Exercise goal
Your task is to print the material below exactly as presented.

Given material
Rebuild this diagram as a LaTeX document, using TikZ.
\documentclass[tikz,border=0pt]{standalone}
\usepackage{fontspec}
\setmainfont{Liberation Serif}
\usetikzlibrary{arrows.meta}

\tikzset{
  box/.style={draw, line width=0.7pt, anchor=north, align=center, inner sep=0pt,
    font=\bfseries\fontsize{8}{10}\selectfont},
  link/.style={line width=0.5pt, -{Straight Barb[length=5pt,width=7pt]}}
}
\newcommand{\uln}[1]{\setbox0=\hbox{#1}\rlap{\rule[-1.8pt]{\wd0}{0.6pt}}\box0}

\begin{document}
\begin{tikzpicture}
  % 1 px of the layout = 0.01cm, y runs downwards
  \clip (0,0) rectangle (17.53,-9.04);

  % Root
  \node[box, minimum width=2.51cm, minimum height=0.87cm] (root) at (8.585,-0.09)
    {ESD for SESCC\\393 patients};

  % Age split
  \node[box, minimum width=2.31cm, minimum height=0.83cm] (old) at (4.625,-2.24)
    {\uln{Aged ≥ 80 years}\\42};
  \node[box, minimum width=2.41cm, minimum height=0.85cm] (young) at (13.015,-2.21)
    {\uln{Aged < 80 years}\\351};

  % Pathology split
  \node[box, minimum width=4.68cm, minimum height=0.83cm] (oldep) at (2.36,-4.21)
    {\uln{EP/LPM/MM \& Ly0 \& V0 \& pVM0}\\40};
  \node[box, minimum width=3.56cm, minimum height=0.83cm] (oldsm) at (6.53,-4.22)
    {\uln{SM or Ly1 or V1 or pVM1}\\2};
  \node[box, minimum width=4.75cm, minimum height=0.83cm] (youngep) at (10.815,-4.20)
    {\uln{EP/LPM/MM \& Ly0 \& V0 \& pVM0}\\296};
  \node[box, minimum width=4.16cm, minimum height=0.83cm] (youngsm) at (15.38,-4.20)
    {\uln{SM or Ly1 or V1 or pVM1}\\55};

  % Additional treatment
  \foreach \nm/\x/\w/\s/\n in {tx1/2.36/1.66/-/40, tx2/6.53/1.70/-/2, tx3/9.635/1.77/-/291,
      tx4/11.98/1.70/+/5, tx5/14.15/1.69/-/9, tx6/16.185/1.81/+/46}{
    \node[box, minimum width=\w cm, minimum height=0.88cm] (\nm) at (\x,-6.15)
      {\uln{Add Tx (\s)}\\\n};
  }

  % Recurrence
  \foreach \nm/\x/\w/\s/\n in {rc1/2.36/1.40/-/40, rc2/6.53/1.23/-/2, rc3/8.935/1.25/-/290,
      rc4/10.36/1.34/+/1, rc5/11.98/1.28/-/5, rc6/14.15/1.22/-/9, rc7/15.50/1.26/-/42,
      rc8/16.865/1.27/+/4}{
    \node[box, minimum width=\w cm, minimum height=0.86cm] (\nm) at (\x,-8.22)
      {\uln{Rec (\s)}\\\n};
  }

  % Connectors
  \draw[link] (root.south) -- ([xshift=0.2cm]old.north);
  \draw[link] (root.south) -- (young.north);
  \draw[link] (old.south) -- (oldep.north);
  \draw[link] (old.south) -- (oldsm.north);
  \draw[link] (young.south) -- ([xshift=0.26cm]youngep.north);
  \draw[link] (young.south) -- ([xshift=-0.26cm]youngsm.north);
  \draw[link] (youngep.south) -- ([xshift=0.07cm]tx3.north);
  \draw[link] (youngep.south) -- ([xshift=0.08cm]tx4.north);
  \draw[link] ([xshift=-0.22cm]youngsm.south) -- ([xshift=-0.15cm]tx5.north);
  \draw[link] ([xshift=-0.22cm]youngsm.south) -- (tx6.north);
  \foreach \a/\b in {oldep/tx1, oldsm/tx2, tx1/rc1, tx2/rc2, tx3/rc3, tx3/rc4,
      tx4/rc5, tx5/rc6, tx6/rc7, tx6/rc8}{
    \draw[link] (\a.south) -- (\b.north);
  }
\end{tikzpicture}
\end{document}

Result of the exercise
Rebuild this diagram as a LaTeX document, using TikZ.
\documentclass[tikz,border=0pt]{standalone}
\usepackage{fontspec}
\setmainfont{Liberation Serif}
\usetikzlibrary{arrows.meta}

\tikzset{
  box/.style={draw, line width=0.7pt, anchor=north, align=center, inner sep=0pt,
    font=\bfseries\fontsize{8}{10}\selectfont},
  link/.style={line width=0.5pt, -{Straight Barb[length=5pt,width=7pt]}}
}
\newcommand{\uln}[1]{\setbox0=\hbox{#1}\rlap{\rule[-1.8pt]{\wd0}{0.6pt}}\box0}

\begin{document}
\begin{tikzpicture}
  % 1 px of the layout = 0.01cm, y runs downwards
  \clip (0,0) rectangle (17.53,-9.04);

  % Root
  \node[box, minimum width=2.51cm, minimum height=0.87cm] (root) at (8.585,-0.09)
    {ESD for SESCC\\393 patients};

  % Age split
  \node[box, minimum width=2.31cm, minimum height=0.83cm] (old) at (4.625,-2.24)
    {\uln{Aged ≥ 80 years}\\42};
  \node[box, minimum width=2.41cm, minimum height=0.85cm] (young) at (13.015,-2.21)
    {\uln{Aged < 80 years}\\351};

  % Pathology split
  \node[box, minimum width=4.68cm, minimum height=0.83cm] (oldep) at (2.36,-4.21)
    {\uln{EP/LPM/MM \& Ly0 \& V0 \& pVM0}\\40};
  \node[box, minimum width=3.56cm, minimum height=0.83cm] (oldsm) at (6.53,-4.22)
    {\uln{SM or Ly1 or V1 or pVM1}\\2};
  \node[box, minimum width=4.75cm, minimum height=0.83cm] (youngep) at (10.815,-4.20)
    {\uln{EP/LPM/MM \& Ly0 \& V0 \& pVM0}\\296};
  \node[box, minimum width=4.16cm, minimum height=0.83cm] (youngsm) at (15.38,-4.20)
    {\uln{SM or Ly1 or V1 or pVM1}\\55};

  % Additional treatment
  \foreach \nm/\x/\w/\s/\n in {tx1/2.36/1.66/-/40, tx2/6.53/1.70/-/2, tx3/9.635/1.77/-/291,
      tx4/11.98/1.70/+/5, tx5/14.15/1.69/-/9, tx6/16.185/1.81/+/46}{
    \node[box, minimum width=\w cm, minimum height=0.88cm] (\nm) at (\x,-6.15)
      {\uln{Add Tx (\s)}\\\n};
  }

  % Recurrence
  \foreach \nm/\x/\w/\s/\n in {rc1/2.36/1.40/-/40, rc2/6.53/1.23/-/2, rc3/8.935/1.25/-/290,
      rc4/10.36/1.34/+/1, rc5/11.98/1.28/-/5, rc6/14.15/1.22/-/9, rc7/15.50/1.26/-/42,
      rc8/16.865/1.27/+/4}{
    \node[box, minimum width=\w cm, minimum height=0.86cm] (\nm) at (\x,-8.22)
      {\uln{Rec (\s)}\\\n};
  }

  % Connectors
  \draw[link] (root.south) -- ([xshift=0.2cm]old.north);
  \draw[link] (root.south) -- (young.north);
  \draw[link] (old.south) -- (oldep.north);
  \draw[link] (old.south) -- (oldsm.north);
  \draw[link] (young.south) -- ([xshift=0.26cm]youngep.north);
  \draw[link] (young.south) -- ([xshift=-0.26cm]youngsm.north);
  \draw[link] (youngep.south) -- ([xshift=0.07cm]tx3.north);
  \draw[link] (youngep.south) -- ([xshift=0.08cm]tx4.north);
  \draw[link] ([xshift=-0.22cm]youngsm.south) -- ([xshift=-0.15cm]tx5.north);
  \draw[link] ([xshift=-0.22cm]youngsm.south) -- (tx6.north);
  \foreach \a/\b in {oldep/tx1, oldsm/tx2, tx1/rc1, tx2/rc2, tx3/rc3, tx3/rc4,
      tx4/rc5, tx5/rc6, tx6/rc7, tx6/rc8}{
    \draw[link] (\a.south) -- (\b.north);
  }
\end{tikzpicture}
\end{document}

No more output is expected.